Published: June 20, 2020

Original article can be found at The Denver Post
Originally published on June 20, 2020 By Patty Limerick

If my parents intended to protect me from the harsh realities of American life, space and time conspired to knock the pins out from under their plan.

Since my parents both worked, I was a frequent presence in the living room of Frank and Ethel Prindle, an elderly couple who lived next door to us. This convenient arrangement gave an interesting twist to my life: one of my main childcare providers was a retired prison guard from Alcatraz.

The harsh realities of American life, I soon realized, lived next door.

Frank Prindle’s racial attitudes, and the language he used to express them, were unbearable. The person who proved least able to bear them was his wife.

When Mr. Prindle set off on a track of racial commentary, Mrs. Prindle would walk out. Her need to leave was so urgent that she left me there to listen.

And so Frank and Ethel Prindle provided me with constant demonstrations of the divisions that wracked the nation in the 1950s, divisions that are wracking up a storm in 2020.

And yet the Prindles stayed married, and, most of the time, they enjoyed each other’s company and conversation. When a stroke killed Ethel, “bereft” was too mild a term for Frank’s desolation.

If my parents had had any hopes of persuading me to see the world as comprehensible and comfortable, the Prindles were leading figures in the campaign to counter those hopes with realism.

Adult efforts to shield me from the harsh realities of American life failed even more dramatically over the next years. No one could protect me from hearing constant reports–and seeing nightly television coverage—of the violence committed against civil rights workers in the 1960s.
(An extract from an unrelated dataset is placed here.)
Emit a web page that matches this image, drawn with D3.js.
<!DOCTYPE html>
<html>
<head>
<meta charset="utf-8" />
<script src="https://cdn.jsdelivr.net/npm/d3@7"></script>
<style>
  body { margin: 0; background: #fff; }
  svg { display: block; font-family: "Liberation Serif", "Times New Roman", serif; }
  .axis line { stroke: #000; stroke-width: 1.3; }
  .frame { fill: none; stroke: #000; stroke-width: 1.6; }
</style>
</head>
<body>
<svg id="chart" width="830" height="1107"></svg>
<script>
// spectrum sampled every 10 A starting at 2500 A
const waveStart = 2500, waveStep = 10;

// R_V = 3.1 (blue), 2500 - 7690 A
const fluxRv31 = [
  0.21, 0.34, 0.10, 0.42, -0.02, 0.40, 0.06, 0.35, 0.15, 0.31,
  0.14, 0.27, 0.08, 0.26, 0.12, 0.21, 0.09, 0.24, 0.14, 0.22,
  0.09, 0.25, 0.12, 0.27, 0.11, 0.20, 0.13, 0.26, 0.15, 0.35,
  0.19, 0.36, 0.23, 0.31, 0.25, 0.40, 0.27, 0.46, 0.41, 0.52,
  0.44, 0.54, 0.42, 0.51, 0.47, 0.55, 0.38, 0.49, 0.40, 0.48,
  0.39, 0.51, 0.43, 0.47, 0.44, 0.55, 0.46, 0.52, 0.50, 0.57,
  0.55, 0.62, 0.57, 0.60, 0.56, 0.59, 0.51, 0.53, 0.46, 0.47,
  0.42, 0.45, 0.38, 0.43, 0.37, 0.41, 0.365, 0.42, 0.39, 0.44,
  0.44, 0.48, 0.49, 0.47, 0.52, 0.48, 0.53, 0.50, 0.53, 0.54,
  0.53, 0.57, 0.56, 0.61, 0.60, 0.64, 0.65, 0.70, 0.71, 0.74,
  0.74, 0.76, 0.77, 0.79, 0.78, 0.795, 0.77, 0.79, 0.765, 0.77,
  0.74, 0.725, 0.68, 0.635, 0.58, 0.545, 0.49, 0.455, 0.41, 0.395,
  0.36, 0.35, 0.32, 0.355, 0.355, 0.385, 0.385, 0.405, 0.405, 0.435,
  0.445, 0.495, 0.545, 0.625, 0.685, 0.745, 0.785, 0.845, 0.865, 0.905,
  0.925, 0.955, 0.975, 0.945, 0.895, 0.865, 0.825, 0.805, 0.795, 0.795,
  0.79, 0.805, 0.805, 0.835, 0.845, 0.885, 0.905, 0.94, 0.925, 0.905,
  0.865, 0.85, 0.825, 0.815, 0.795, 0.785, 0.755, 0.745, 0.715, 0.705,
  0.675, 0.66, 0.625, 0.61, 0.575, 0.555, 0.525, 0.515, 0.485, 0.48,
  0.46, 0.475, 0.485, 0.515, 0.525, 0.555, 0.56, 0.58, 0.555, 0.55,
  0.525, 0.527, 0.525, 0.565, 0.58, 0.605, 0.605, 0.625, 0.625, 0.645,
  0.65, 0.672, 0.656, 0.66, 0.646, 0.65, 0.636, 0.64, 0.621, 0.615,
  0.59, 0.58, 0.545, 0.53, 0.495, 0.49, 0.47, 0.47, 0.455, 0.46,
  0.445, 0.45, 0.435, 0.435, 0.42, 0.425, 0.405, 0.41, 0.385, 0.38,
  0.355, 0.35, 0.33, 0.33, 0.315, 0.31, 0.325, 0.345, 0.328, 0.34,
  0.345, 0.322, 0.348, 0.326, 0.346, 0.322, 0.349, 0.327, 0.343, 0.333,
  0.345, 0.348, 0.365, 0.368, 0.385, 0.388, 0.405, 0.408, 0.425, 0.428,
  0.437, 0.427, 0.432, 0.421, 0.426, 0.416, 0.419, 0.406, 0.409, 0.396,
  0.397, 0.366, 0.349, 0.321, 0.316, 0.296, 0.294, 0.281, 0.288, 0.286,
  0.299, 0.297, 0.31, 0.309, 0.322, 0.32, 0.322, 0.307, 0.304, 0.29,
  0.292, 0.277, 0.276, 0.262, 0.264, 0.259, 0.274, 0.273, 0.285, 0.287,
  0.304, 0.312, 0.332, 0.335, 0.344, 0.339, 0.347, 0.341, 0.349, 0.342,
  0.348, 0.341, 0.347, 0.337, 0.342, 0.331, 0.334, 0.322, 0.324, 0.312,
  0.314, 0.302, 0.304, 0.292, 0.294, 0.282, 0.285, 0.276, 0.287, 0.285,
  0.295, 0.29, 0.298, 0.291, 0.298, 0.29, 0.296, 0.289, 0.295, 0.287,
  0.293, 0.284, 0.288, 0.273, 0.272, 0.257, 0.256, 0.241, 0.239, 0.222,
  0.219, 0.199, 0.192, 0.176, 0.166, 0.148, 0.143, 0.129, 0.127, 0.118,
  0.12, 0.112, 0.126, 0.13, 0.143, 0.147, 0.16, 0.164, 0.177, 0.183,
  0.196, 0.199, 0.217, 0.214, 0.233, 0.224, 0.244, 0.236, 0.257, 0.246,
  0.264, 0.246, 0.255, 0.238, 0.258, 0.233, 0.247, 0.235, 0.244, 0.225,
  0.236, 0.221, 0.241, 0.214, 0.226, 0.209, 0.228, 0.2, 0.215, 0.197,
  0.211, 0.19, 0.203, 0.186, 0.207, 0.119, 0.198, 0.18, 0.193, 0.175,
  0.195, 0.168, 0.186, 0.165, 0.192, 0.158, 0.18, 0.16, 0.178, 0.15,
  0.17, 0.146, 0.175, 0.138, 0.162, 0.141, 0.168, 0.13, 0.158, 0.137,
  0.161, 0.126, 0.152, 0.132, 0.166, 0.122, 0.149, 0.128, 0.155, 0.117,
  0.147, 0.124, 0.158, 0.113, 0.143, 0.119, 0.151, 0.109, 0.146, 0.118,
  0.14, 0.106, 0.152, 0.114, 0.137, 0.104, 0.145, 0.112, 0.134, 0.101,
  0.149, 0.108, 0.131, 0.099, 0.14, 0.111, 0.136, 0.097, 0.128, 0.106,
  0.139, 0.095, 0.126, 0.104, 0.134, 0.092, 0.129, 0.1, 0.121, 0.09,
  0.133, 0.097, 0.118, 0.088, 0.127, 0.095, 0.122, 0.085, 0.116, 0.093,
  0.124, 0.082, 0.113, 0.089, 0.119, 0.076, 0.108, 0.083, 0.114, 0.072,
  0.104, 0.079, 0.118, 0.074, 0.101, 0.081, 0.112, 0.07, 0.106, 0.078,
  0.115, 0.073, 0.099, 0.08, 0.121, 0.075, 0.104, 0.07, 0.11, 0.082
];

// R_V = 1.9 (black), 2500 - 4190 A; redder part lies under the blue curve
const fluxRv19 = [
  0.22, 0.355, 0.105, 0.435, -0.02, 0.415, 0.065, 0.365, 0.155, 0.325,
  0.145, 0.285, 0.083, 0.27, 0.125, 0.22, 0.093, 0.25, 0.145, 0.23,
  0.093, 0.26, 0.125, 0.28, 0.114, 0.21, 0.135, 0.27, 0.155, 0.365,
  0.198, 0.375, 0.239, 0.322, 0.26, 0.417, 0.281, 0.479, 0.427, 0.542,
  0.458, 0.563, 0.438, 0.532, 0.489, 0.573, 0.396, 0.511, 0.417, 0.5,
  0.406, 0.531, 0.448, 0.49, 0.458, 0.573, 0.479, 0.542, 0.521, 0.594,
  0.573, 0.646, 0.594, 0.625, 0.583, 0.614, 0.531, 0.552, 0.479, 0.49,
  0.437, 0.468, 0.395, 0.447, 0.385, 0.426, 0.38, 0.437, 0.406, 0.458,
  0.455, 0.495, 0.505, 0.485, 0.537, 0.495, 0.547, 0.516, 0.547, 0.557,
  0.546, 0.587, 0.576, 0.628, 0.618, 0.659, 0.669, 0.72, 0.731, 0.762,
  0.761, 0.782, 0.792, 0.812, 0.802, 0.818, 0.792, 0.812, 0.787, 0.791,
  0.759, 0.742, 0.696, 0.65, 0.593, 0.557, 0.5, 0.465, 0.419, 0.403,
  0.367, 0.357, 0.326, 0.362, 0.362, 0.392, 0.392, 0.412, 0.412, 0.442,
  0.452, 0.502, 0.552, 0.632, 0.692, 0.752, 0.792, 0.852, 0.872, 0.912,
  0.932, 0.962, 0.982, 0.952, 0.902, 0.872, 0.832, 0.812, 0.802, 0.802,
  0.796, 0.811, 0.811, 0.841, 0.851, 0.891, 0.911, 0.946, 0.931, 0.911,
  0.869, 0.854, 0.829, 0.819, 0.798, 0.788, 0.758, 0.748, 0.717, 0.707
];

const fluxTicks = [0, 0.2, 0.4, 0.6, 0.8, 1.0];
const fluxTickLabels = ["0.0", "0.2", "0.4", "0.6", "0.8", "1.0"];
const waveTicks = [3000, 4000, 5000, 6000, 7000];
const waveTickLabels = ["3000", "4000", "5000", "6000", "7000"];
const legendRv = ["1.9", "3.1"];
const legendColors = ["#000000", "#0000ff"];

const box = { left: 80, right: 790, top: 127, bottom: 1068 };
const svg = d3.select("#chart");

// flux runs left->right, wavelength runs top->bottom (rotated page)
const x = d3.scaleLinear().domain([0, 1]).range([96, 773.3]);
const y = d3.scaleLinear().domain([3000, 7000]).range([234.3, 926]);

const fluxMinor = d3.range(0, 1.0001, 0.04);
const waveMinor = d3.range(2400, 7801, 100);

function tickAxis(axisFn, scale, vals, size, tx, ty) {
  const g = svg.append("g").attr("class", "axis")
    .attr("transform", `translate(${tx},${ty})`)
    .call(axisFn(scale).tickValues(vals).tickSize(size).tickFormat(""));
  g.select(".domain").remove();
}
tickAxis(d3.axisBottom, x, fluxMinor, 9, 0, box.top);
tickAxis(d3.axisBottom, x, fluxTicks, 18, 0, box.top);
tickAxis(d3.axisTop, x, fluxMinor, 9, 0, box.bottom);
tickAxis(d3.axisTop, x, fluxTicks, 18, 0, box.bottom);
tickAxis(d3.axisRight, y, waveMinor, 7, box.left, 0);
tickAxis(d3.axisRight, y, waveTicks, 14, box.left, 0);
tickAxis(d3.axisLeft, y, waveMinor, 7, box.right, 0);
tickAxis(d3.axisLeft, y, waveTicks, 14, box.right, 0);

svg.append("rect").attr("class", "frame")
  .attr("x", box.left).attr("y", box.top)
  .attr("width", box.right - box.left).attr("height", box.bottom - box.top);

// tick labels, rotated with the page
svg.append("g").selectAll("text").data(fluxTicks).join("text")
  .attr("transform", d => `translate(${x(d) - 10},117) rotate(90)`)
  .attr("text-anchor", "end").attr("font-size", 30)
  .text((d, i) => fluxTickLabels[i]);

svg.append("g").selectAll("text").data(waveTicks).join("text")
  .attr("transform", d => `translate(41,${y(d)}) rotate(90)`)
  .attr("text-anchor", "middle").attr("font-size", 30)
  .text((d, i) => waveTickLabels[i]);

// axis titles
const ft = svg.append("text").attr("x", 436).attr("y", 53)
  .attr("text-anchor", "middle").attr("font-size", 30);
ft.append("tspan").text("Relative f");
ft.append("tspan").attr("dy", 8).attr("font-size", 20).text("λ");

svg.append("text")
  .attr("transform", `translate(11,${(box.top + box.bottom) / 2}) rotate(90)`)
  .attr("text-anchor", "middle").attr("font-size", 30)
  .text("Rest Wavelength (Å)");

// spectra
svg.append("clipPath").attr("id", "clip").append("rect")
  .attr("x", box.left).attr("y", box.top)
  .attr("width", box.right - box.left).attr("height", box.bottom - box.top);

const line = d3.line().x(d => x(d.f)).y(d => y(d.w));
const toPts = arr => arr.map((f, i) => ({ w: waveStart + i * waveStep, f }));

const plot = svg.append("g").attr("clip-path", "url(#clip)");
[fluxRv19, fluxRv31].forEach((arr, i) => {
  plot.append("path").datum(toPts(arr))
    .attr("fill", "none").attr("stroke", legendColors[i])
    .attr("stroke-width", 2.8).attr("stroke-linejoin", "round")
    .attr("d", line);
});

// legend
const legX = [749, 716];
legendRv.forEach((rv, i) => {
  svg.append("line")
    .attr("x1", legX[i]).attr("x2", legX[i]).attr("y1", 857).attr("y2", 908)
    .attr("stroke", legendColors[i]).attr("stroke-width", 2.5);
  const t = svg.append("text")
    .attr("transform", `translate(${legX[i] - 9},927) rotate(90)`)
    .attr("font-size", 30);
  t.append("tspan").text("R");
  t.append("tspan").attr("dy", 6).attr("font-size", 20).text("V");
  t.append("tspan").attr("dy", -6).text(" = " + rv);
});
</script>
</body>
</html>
By 1968, I had acquired an extremely minor role in the world of journalism, having weaseled my way into an after-school job at the Banning office at the Riverside Press-Enterprise. Learning of Martin Luther King’s assassination, I asked my boss for permission to interview several of my fellow high school students, who had become my friends because playing to win at ping pong crossed every racial divide.
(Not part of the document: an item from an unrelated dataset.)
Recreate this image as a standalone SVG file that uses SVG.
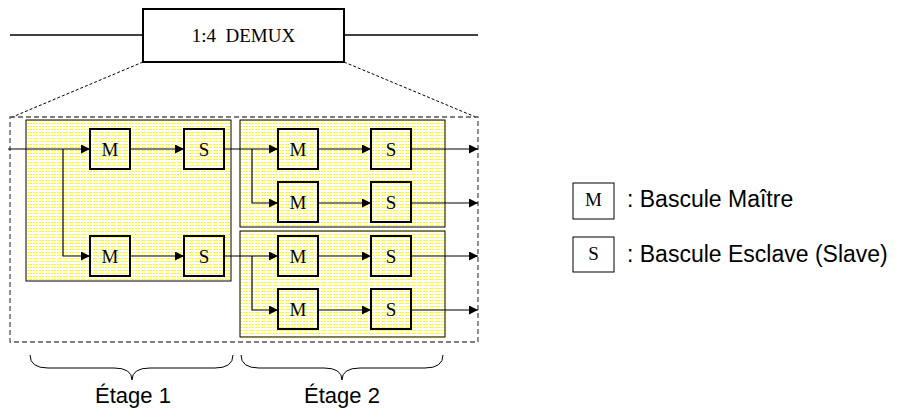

I wrote a short article, quoting three young African American men. In racial prejudice and injustice, they said, our Southern California hometown was not much different from Selma, Alabama.

A real reporter followed up on my story. His much longer article carried the attention-gathering headline, “Three young black men tell it like it is in Banning.”
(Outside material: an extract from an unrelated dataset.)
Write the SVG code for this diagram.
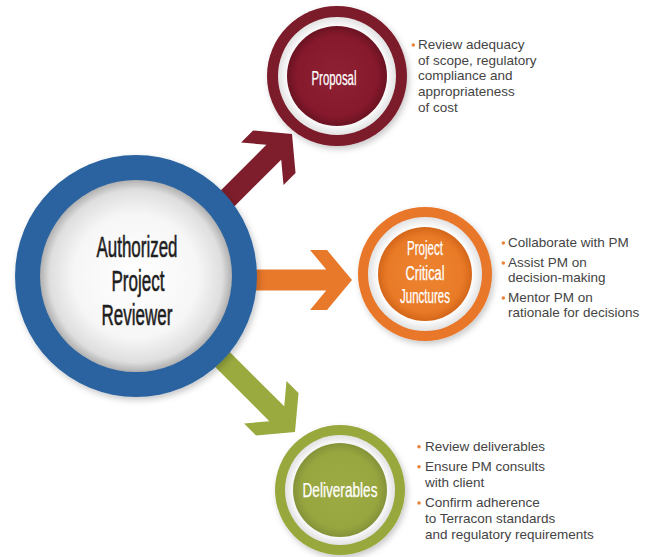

Angry white townspeople soon overwhelmed our office with calls to cancel their subscriptions.

When my boss visited a few places to gauge the town’s reaction to the article, he found the newspaper’s photograph of the three young black men placed at the center of the dartboard in the officers’ lounge at the Banning Police Department.

The story doesn’t end there.

In April of 1968, I had not yet turned 17. But I already knew enough to forfeit any claim, 52 years later, of surprise by the nation’s troubles today.

I remember the three young black men in Banning who I unwittingly set up for trouble. And I remember Ethel and Frank Prindle who I watched hold their impossible marriage together.

We have made progress since 1968. But, dear Lord, we still have a ways to go.